How Relevant are Arts and Culture in the U.S. Economy?

John Howkins, a British writer and media manager, popularized the term "creative economy" in 2001, referring to the arts and cultural sector. Howkins placed the value of the creative economy at a towering figure of US$2.2 trillion worldwide in the year 2000, a figure equivalent to the total size of the economy of France and about 12% of the U.S. economy on a given year (Kabanda, 2014). Howkins also found the industry is growing, on average, at a rate of 5% per year - a rate that is higher than the average yearly growth rates for OECD countries. Such figure reveals the tremendous economic potential of the creative economy in the development of economic and employment growth.

 

By the end of 2014, the U.S. Bureau of Economic Analysis (BEA) and the National Endowment for the Arts (NEA) estimated that the creative economy contributed US$729.6 billion, or 4.2 percent of GDP, to the U.S. economy. Results also showed that, since 1998, the arts and cultural industry grew, on average, much faster than the overall economy (NEA, 2014). Moreover, according to the NEA (2017), the U.S. creative economy contributes to a trade surplus that has been growing since 2006 and amounted to US$26.4 billion in 2014. The largest segment of the U.S. creative economy is the publishing sector, including software, (148 billion in 2009); followed by the motion-picture industry (60 billion in 2009) and the performing arts, sports, and museums (71 billion in 2009). 

 

In terms of employment, results from the 2008-2018 Occupation Outlook from the U.S. Bureau of Labor Statistics showed that out of the 151 million individuals in the U.S. labor force in 2008, about 1.98 million (or 1.3%) were employed in artistic-related occupations. Their projections estimated a growth rate of 11% between years 2008 and 2018 (a rate that was slightly higher than the average growth of the labor force) (BEA, 2017). 

 

Notwithstanding, data indicate that the creative industry in the U.S. is very heterogeneous across different states. For instance, in states like New York, the sector generates high revenues but low-employment. On the contrary, in states like North Dakota, the sector generates significant employment but low revenues (BEA, 2017). Findings from the BEA also indicate that between years 2013 and 2014 the number of new jobs in the creative industry grew significantly (up to 5.7%) in states like California, Texas, and Florida; while it displayed an important contraction in states like Montana, Alabama, Kentucky, and West Virginia (See Figure 1). These differences highlight the fact that the creative economy comes in very different shapes and sizes and that the local context matters.

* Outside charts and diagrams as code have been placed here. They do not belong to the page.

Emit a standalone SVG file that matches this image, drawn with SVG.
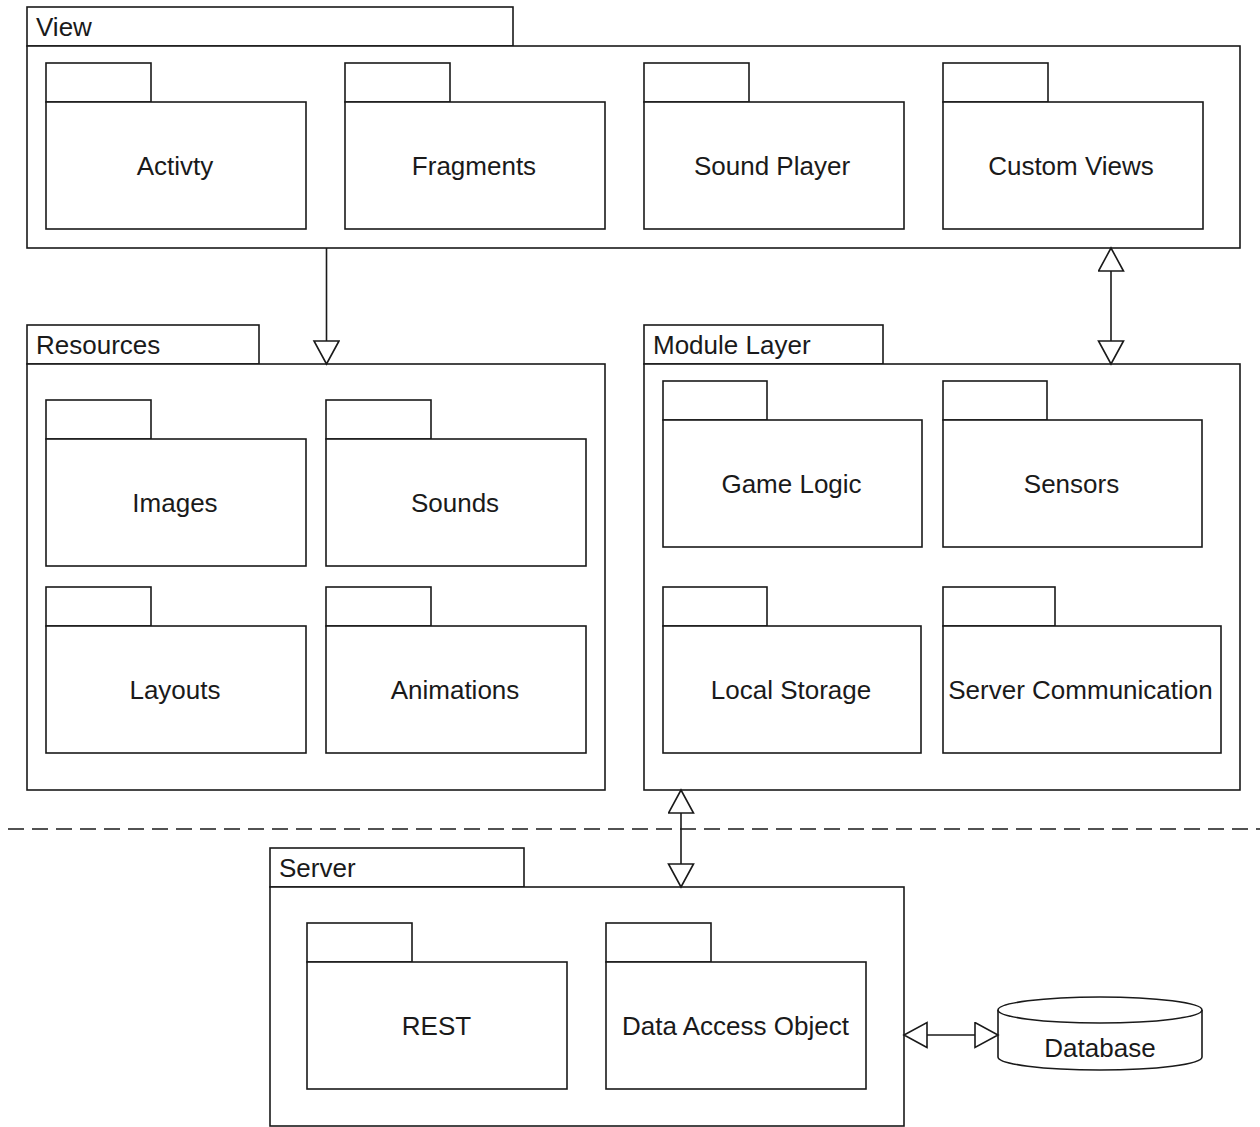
<svg xmlns="http://www.w3.org/2000/svg" width="1260" height="1127" viewBox="0 0 1260 1127">
<style>
  .box { fill: #ffffff; stroke: #1a1a1a; stroke-width: 1.6; }
  .lbl { font-family: "Liberation Sans", Arial, sans-serif; font-size: 26px; fill: #1a1a1a; }
  .c { text-anchor: middle; }
  .conn { fill: none; stroke: #1a1a1a; stroke-width: 1.6; }
  .dash { fill: none; stroke: #1a1a1a; stroke-width: 1.6; stroke-dasharray: 16 8; }
</style>
<defs>
  <marker id="tri" markerUnits="userSpaceOnUse" markerWidth="26" markerHeight="28" viewBox="-1 -1 26 28" refX="23" refY="12.5" orient="auto-start-reverse">
    <path d="M0,0 L23,12.5 L0,25 Z" fill="#ffffff" stroke="#1a1a1a" stroke-width="1.6"/>
  </marker>
</defs>
<rect width="1260" height="1127" fill="#ffffff"/>

<!-- View -->
<g id="view">
  <rect class="box" x="27" y="7" width="486" height="39"/>
  <rect class="box" x="27" y="46" width="1213" height="202"/>
  <text class="lbl" x="36" y="36">View</text>
</g>
<g id="activity">
  <rect class="box" x="46" y="63" width="105" height="39"/>
  <rect class="box" x="46" y="102" width="260" height="127"/>
  <text class="lbl c" x="175" y="174.5">Activty</text>
</g>
<g id="fragments">
  <rect class="box" x="345" y="63" width="105" height="39"/>
  <rect class="box" x="345" y="102" width="260" height="127"/>
  <text class="lbl c" x="474" y="174.5">Fragments</text>
</g>
<g id="soundplayer">
  <rect class="box" x="644" y="63" width="105" height="39"/>
  <rect class="box" x="644" y="102" width="260" height="127"/>
  <text class="lbl c" x="772" y="174.5">Sound Player</text>
</g>
<g id="customviews">
  <rect class="box" x="943" y="63" width="105" height="39"/>
  <rect class="box" x="943" y="102" width="260" height="127"/>
  <text class="lbl c" x="1071" y="174.5">Custom Views</text>
</g>

<!-- Resources -->
<g id="resources">
  <rect class="box" x="27" y="325" width="232" height="39"/>
  <rect class="box" x="27" y="364" width="578" height="426"/>
  <text class="lbl" x="36" y="354">Resources</text>
</g>
<g id="images">
  <rect class="box" x="46" y="400" width="105" height="39"/>
  <rect class="box" x="46" y="439" width="260" height="127"/>
  <text class="lbl c" x="175" y="511.5">Images</text>
</g>
<g id="sounds">
  <rect class="box" x="326" y="400" width="105" height="39"/>
  <rect class="box" x="326" y="439" width="260" height="127"/>
  <text class="lbl c" x="455" y="511.5">Sounds</text>
</g>
<g id="layouts">
  <rect class="box" x="46" y="587" width="105" height="39"/>
  <rect class="box" x="46" y="626" width="260" height="127"/>
  <text class="lbl c" x="175" y="698.5">Layouts</text>
</g>
<g id="animations">
  <rect class="box" x="326" y="587" width="105" height="39"/>
  <rect class="box" x="326" y="626" width="260" height="127"/>
  <text class="lbl c" x="455" y="698.5">Animations</text>
</g>

<!-- Module Layer -->
<g id="modulelayer">
  <rect class="box" x="644" y="325" width="239" height="39"/>
  <rect class="box" x="644" y="364" width="596" height="426"/>
  <text class="lbl" x="653" y="354">Module Layer</text>
</g>
<g id="gamelogic">
  <rect class="box" x="663" y="381" width="104" height="39"/>
  <rect class="box" x="663" y="420" width="259" height="127"/>
  <text class="lbl c" x="791.5" y="492.5">Game Logic</text>
</g>
<g id="sensors">
  <rect class="box" x="943" y="381" width="104" height="39"/>
  <rect class="box" x="943" y="420" width="259" height="127"/>
  <text class="lbl c" x="1071.5" y="492.5">Sensors</text>
</g>
<g id="localstorage">
  <rect class="box" x="663" y="587" width="104" height="39"/>
  <rect class="box" x="663" y="626" width="258" height="127"/>
  <text class="lbl c" x="791" y="698.5">Local Storage</text>
</g>
<g id="servercommunication">
  <rect class="box" x="943" y="587" width="112" height="39"/>
  <rect class="box" x="943" y="626" width="278" height="127"/>
  <text class="lbl c" x="1080.5" y="698.5">Server Communication</text>
</g>

<!-- Server -->
<g id="server">
  <rect class="box" x="270" y="848" width="254" height="39"/>
  <rect class="box" x="270" y="887" width="634" height="239"/>
  <text class="lbl" x="279" y="877">Server</text>
</g>
<g id="rest">
  <rect class="box" x="307" y="923" width="105" height="39"/>
  <rect class="box" x="307" y="962" width="260" height="127"/>
  <text class="lbl c" x="436.5" y="1034.5">REST</text>
</g>
<g id="dao">
  <rect class="box" x="606" y="923" width="105" height="39"/>
  <rect class="box" x="606" y="962" width="260" height="127"/>
  <text class="lbl c" x="735.5" y="1034.5">Data Access Object</text>
</g>

<!-- Database -->
<g id="database">
  <path class="box" d="M998,1010 A102,13 0 0 1 1202,1010 V1057 A102,13 0 0 1 998,1057 Z"/>
  <path class="conn" d="M998,1010 A102,13 0 0 0 1202,1010"/>
  <text class="lbl c" x="1100" y="1056.5">Database</text>
</g>

<!-- Connectors -->
<g id="connectors">
  <path class="dash" d="M8,829 H1260"/>
  <path class="conn" d="M326.5,248 V364" marker-end="url(#tri)"/>
  <path class="conn" d="M1111,248 V364" marker-start="url(#tri)" marker-end="url(#tri)"/>
  <path class="conn" d="M681,790 V887" marker-start="url(#tri)" marker-end="url(#tri)"/>
  <path class="conn" d="M904,1035 H998" marker-start="url(#tri)" marker-end="url(#tri)"/>
</g>
</svg>
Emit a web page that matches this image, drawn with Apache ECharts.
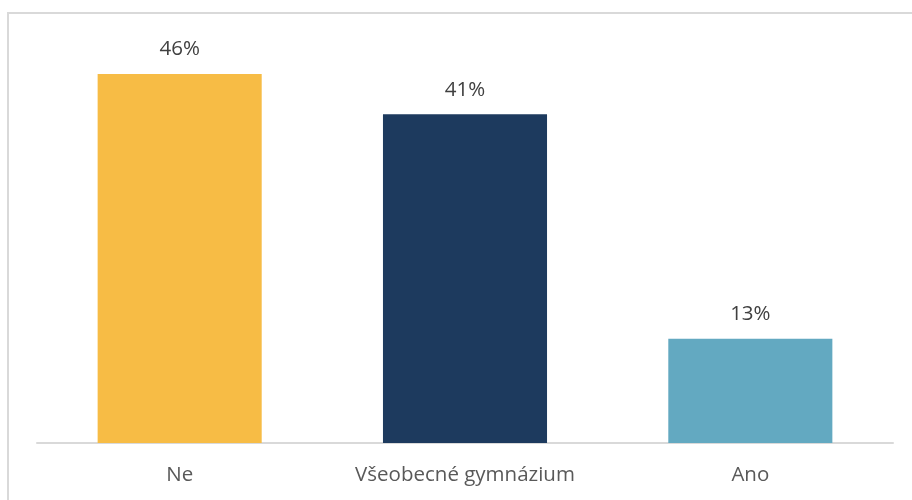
<!DOCTYPE html>
<html>
<head>
<meta charset="utf-8">
<script src="https://cdn.jsdelivr.net/npm/echarts@6/dist/echarts.min.js"></script>
<style>
  html, body { margin: 0; padding: 0; background: #ffffff; }
  #chart { width: 912px; height: 500px; }
</style>
</head>
<body>
<div id="chart"></div>
<script>
// Categories and shares (percent)
var categories = ['Ne', 'Všeobecné gymnázium', 'Ano'];
var values = [46, 41, 13];
var barColors = ['#F7BC45', '#1D3A5E', '#63A9C1'];

var chart = echarts.init(document.getElementById('chart'));

chart.setOption({
  backgroundColor: '#ffffff',
  animation: false,
  graphic: [{
    type: 'rect',
    shape: { x: 8, y: 13, width: 930, height: 520 },
    style: { fill: 'none', stroke: '#d9d9d9', lineWidth: 2 },
    silent: true
  }],
  grid: { left: 37, right: 19, top: 42, bottom: 57 },
  xAxis: {
    type: 'category',
    data: categories,
    axisLine: { show: true, lineStyle: { color: '#d9d9d9', width: 2 } },
    axisTick: { show: false },
    axisLabel: {
      interval: 0,
      color: '#595959',
      fontFamily: 'Open Sans, Liberation Sans, sans-serif',
      fontSize: 20.5,
      margin: 22
    }
  },
  yAxis: {
    type: 'value',
    min: 0,
    max: 50,
    show: false,
    splitLine: { show: false }
  },
  series: [{
    type: 'bar',
    barWidth: '57.5%',
    data: values.map(function (v, i) {
      return { value: v, itemStyle: { color: barColors[i] } };
    }),
    label: {
      show: true,
      position: 'top',
      distance: 14,
      formatter: '{c}%',
      color: '#404040',
      fontFamily: 'Open Sans, Liberation Sans, sans-serif',
      fontSize: 20.5
    }
  }]
});
</script>
</body>
</html>
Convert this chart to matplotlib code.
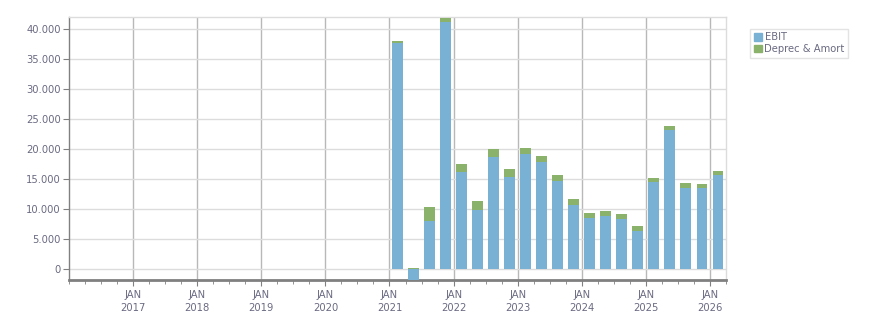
import matplotlib
matplotlib.use("Agg")
import matplotlib.pyplot as plt
from matplotlib.ticker import FuncFormatter, FixedLocator
from matplotlib.patches import Patch

quarters = ["2021Q1", "2021Q2", "2021Q3", "2021Q4",
            "2022Q1", "2022Q2", "2022Q3", "2022Q4",
            "2023Q1", "2023Q2", "2023Q3", "2023Q4",
            "2024Q1", "2024Q2", "2024Q3", "2024Q4",
            "2025Q1", "2025Q2", "2025Q3", "2025Q4",
            "2026Q1"]
ebit = [37600, -1830, 8000, 41200,
        16200, 9900, 18650, 15300,
        19200, 17900, 14650, 10650,
        8550, 8900, 8300, 6350,
        14550, 23200, 13550, 13550,
        15650]
deprec = [400, 120, 2300, 630,
          1300, 1450, 1350, 1350,
          950, 1000, 1000, 1000,
          780, 780, 900, 820,
          620, 620, 780, 620,
          680]
years = list(range(2017, 2027))
year_labels = [f"JAN\n{y}" for y in years]
series_names = ["EBIT", "Deprec & Amort"]

blue = "#78b1d4"
green = "#8ab26a"
text_c = "#6a6a82"
fs = 7.2

def qpos(q):
    y, n = int(q[:4]), int(q[-1])
    return y + (n - 1) * 0.25 + 0.125

xs = [qpos(q) for q in quarters]

fig = plt.figure(figsize=(8.76, 3.13), dpi=100)
ax = fig.add_axes([69/876, 1-280/313, (726-69)/876, (280-17)/313])

ax.bar(xs, ebit, width=0.17, color=blue, zorder=3)
bottoms = [max(e, 0) for e in ebit]
ax.bar(xs, deprec, width=0.17, bottom=bottoms, color=green, zorder=3)

ax.set_xlim(2016.0, 2026.25)
ax.set_ylim(-1830, 42000)

ax.set_yticks(range(0, 40001, 5000))
ax.yaxis.set_major_formatter(FuncFormatter(lambda v, p: f"{int(v):,}".replace(",", ".")))
ax.xaxis.set_major_locator(FixedLocator(years))
ax.set_xticklabels(year_labels)
ax.xaxis.set_minor_locator(FixedLocator([2016 + i * 0.25 for i in range(42)]))

ax.grid(axis="y", color="#dcdcdc", linewidth=1, zorder=0)
ax.grid(axis="x", which="major", color="#b8b8b8", linewidth=1, zorder=0)

for s in ["top", "right"]:
    ax.spines[s].set_color("#dcdcdc")
    ax.spines[s].set_linewidth(1)
ax.spines["left"].set_color("#808080")
ax.spines["left"].set_linewidth(1)
ax.spines["bottom"].set_color("#808080")
ax.spines["bottom"].set_linewidth(2)

ax.tick_params(axis="y", length=4, color="#808080", labelsize=fs, labelcolor=text_c, pad=2)
ax.tick_params(axis="x", which="major", length=4, color="#808080", labelsize=fs, labelcolor=text_c, pad=3)
ax.tick_params(axis="x", which="minor", length=3, color="#808080")
for t in ax.get_xticklabels():
    t.set_linespacing(1.35)

handles = [Patch(color=blue), Patch(color=green)]
leg = fig.legend(handles, series_names, loc="upper left", bbox_to_anchor=(750/876, 1-29/313),
                 fontsize=fs, frameon=True, fancybox=False, handlelength=0.8, handleheight=0.8,
                 handletextpad=0.3, borderpad=0.35, labelspacing=0.15, borderaxespad=0)
leg.get_frame().set_edgecolor("#dcdcdc")
leg.get_frame().set_linewidth(1)
for t in leg.get_texts():
    t.set_color(text_c)

fig.savefig("out.png", dpi=100)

Figure 1: Arts and Cultural Employment. Percent change 2013-14

Source: BEA (2017)

Beyond economic growth and employment, the creative economy is increasingly acknowledged as a meaningful driver of social development. Indeed, the value of the creative economy cannot and should not be restricted to monetary terms only. The performing arts and other cultural activities are vehicles for a collective voice, gender equality, social capital, mental health, education, environmental promotion, national identity, cultural heritage, to name a few. For example, available literature indicates that arts participation and cultural assets can have substantial impacts on individuals and communities on several fronts, such as social inclusion, education, and technology development (Kabanda, 2014).

 

Despite its strategic importance, there is relatively little academic research assessing the impact of the creative economy on social and economic development outcomes; primarily to quantify the impact on arts participation and art assets on individuals and communities (Stupples, 2014). To bridge this information gaps, it is necessary to develop and promote a broader research and evaluation agenda that generates robust and scientific evidence quantifying the effects of the policies and programs that support the development of arts and the creative economy. 

References:

 

BEA (2017). Arts and Culture Grow for Third Straight Year: New State Data Show Employment in These Industries Rises in 24 States. Washington, DC: U.S. Bureau of Economic Analysis.

 

Kabanda, P. (2014). The Creative Wealth of Nations: How the Performing Arts Can Advance Development and Human Progress. Washington, DC: World Bank Group.

 

NEA (2014). The Arts and Economic Growth. Washington, DC: National Endowment for the Arts.